Once shorn of these highly prized workers, the winners that the enterprise sees as vital to its success, the union loses much power.  And when the firm outsources to subcontractors (who are, invariably, nonunion shops), the union even loses the workers who would find a union crucial to their interests.  For the lower level workers still left in the firm, their loyalty to the union is undermined by the union’s impotence.  The union has done—and seems incapable of doing—anything for them; it cannot prevent outsourcing and it hasn’t the strength to either win significant wage increases or improved working conditions in negotiations in which management seems to hold all the trump cards.  Instead, the union (where it still exists) negotiates a set of “concessions” that make working conditions and wages worse in order to protect the existence of what jobs still remain.  And going on strike is off the table because the union isn’t strong enough to make a strike actually effective.

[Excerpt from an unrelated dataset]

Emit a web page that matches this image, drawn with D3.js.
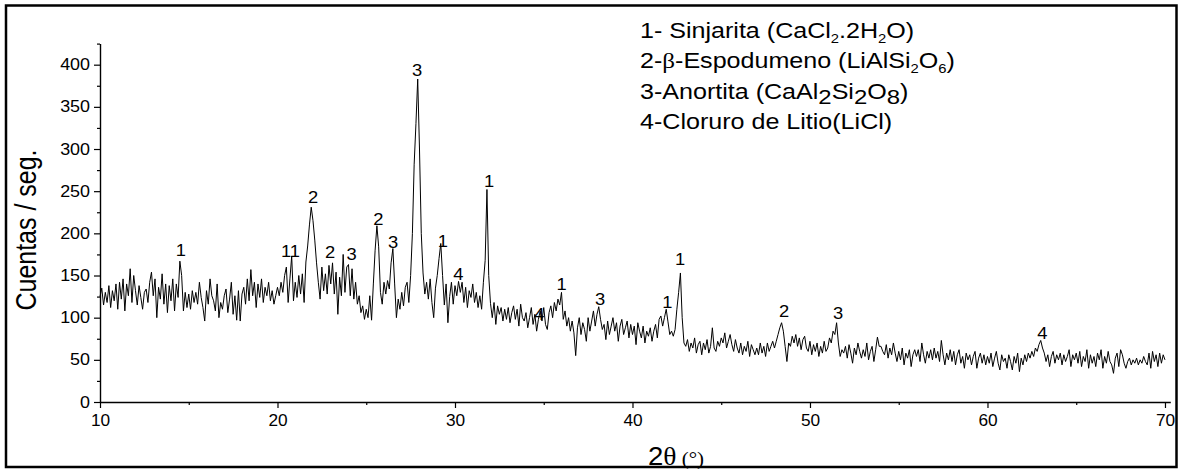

No wonder, then, that any affective connection to the union is lost.  All the union has ever done is to agree to “concessions” and it is taking my money while proving spectacularly ineffective in promoting or protecting my interests.

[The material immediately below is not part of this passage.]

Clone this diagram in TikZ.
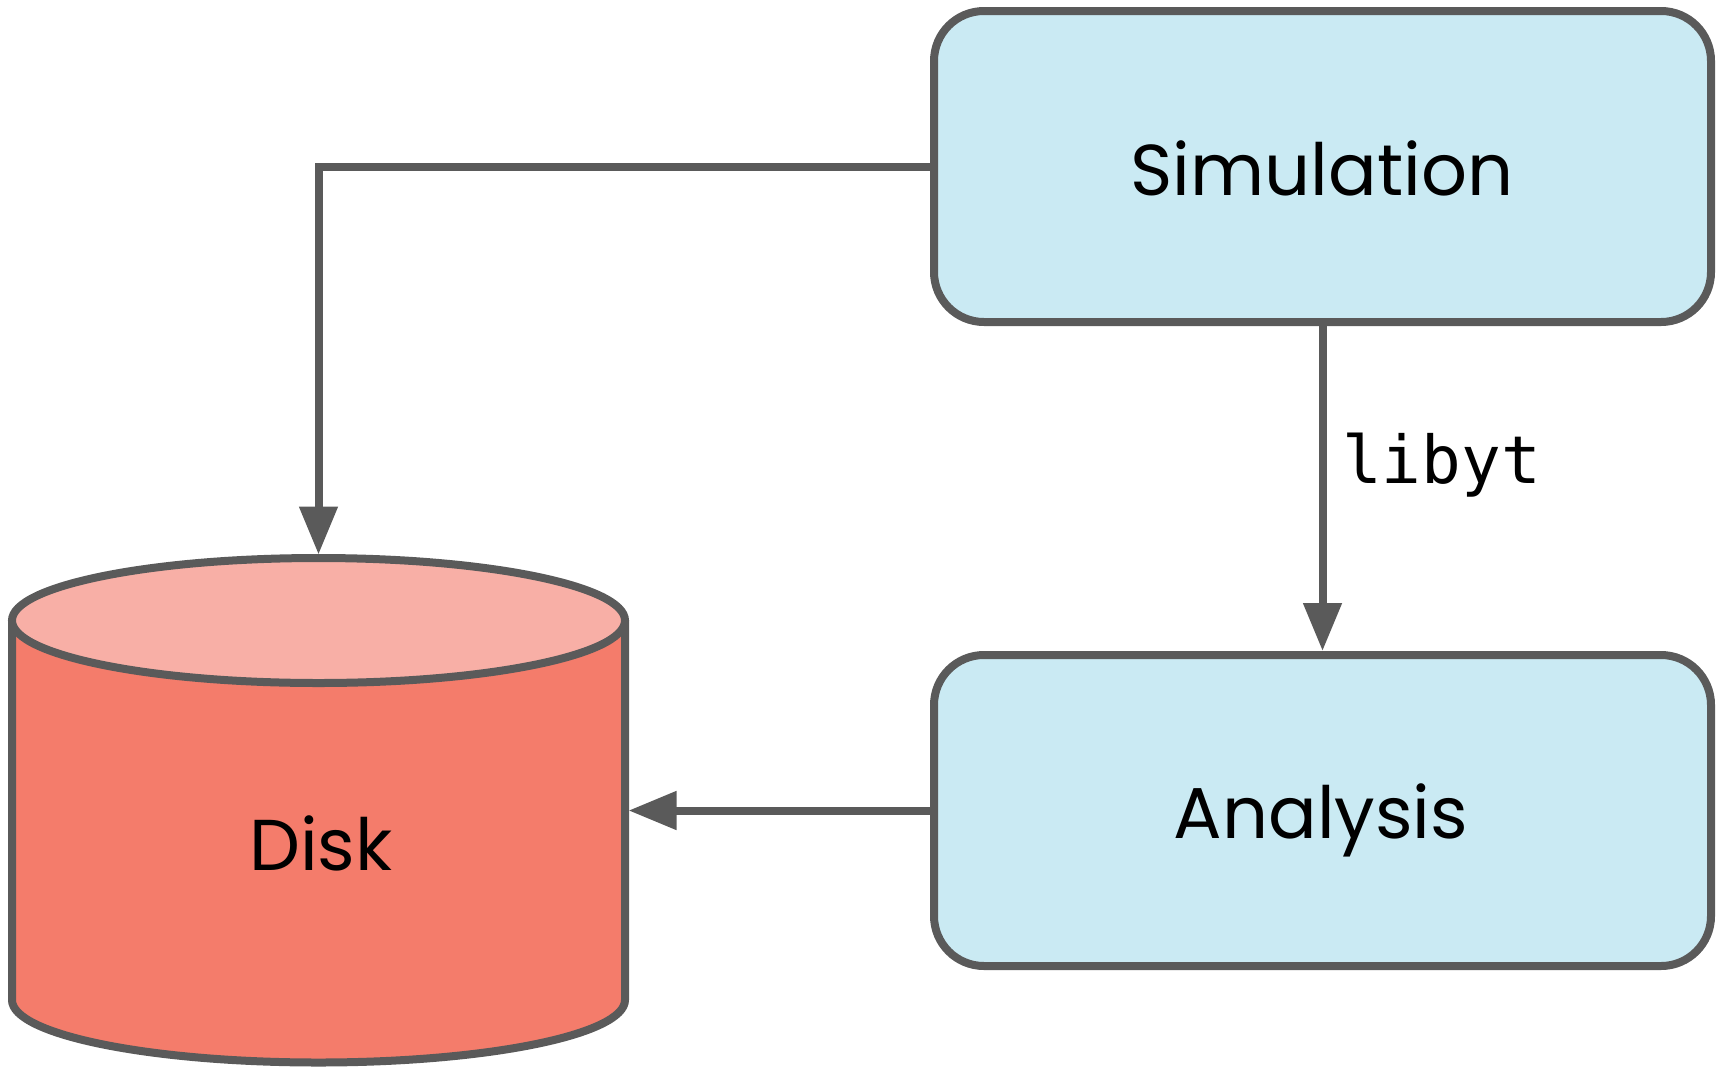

Thus, the decline of unions is easy to understand.  But that decline has had disastrous consequences.  It has left workers utterly naked in the face of neoliberalism.  The obvious question, then, is what institution can provide that crucial transition (that B&C identify) from randomized complaints/discontent to effective transformation of the causes of those complaints?

Frankly, I don’t see any alternative to the state as that institution.  So that’s where I will go in subsequent posts.